--- Begin ---

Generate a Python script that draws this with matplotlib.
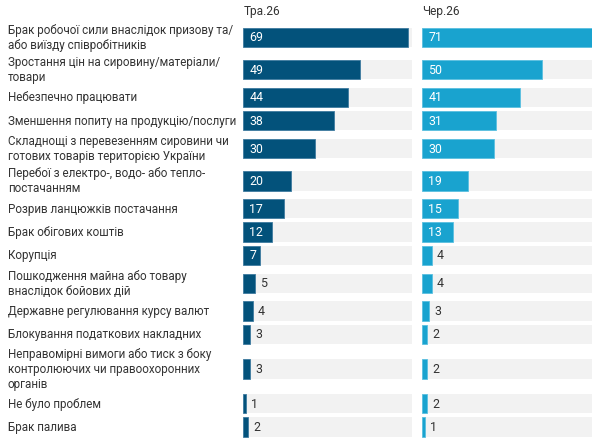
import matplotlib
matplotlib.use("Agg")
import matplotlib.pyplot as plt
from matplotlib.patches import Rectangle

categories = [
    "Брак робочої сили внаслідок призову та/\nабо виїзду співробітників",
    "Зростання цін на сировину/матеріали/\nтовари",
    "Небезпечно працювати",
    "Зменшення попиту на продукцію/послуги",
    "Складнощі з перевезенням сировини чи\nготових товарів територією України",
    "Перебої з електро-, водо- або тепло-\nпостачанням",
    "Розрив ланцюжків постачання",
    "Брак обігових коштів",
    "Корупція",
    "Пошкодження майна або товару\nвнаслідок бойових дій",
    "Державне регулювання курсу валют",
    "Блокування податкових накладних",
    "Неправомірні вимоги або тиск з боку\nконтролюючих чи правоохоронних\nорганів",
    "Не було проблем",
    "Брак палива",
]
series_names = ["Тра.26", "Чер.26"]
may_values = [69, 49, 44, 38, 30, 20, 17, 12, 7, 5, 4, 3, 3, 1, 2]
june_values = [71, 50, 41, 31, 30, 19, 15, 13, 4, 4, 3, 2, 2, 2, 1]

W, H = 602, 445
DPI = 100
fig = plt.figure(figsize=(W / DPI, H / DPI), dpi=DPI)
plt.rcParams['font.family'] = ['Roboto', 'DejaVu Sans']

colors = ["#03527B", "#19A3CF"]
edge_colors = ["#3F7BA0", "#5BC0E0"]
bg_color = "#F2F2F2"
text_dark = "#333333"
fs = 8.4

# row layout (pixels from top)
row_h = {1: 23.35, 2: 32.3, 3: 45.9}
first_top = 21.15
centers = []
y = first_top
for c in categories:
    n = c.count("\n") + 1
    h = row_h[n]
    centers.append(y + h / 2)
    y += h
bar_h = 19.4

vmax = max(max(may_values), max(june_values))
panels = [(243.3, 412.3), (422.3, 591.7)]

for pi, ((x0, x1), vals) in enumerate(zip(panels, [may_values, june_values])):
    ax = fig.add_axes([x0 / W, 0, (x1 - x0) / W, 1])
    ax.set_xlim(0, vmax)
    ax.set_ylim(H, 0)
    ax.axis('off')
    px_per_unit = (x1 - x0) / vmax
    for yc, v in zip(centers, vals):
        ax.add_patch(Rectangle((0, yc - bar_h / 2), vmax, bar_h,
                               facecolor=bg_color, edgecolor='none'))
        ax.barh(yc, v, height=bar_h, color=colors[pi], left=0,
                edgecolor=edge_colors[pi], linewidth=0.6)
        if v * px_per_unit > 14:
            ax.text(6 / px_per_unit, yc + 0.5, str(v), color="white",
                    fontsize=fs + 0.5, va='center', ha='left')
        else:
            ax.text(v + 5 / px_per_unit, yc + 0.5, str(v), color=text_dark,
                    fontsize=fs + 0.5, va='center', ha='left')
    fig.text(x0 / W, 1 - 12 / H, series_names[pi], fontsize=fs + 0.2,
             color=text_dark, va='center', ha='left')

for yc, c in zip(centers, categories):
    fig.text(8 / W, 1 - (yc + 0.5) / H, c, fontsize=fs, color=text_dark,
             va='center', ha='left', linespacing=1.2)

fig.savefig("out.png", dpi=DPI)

--- End ---

Write out each line of the listing above, exactly, from its first line to the line holding "plt.rcParams['font.family'] = ['Roboto', 'DejaVu", inclusive. Skip the pictures.

Generate a Python script that draws this with matplotlib.
import matplotlib
matplotlib.use("Agg")
import matplotlib.pyplot as plt
from matplotlib.patches import Rectangle

categories = [
    "Брак робочої сили внаслідок призову та/\nабо виїзду співробітників",
    "Зростання цін на сировину/матеріали/\nтовари",
    "Небезпечно працювати",
    "Зменшення попиту на продукцію/послуги",
    "Складнощі з перевезенням сировини чи\nготових товарів територією України",
    "Перебої з електро-, водо- або тепло-\nпостачанням",
    "Розрив ланцюжків постачання",
    "Брак обігових коштів",
    "Корупція",
    "Пошкодження майна або товару\nвнаслідок бойових дій",
    "Державне регулювання курсу валют",
    "Блокування податкових накладних",
    "Неправомірні вимоги або тиск з боку\nконтролюючих чи правоохоронних\nорганів",
    "Не було проблем",
    "Брак палива",
]
series_names = ["Тра.26", "Чер.26"]
may_values = [69, 49, 44, 38, 30, 20, 17, 12, 7, 5, 4, 3, 3, 1, 2]
june_values = [71, 50, 41, 31, 30, 19, 15, 13, 4, 4, 3, 2, 2, 2, 1]

W, H = 602, 445
DPI = 100
fig = plt.figure(figsize=(W / DPI, H / DPI), dpi=DPI)
plt.rcParams['font.family'] = ['Roboto', 'DejaVu Sans']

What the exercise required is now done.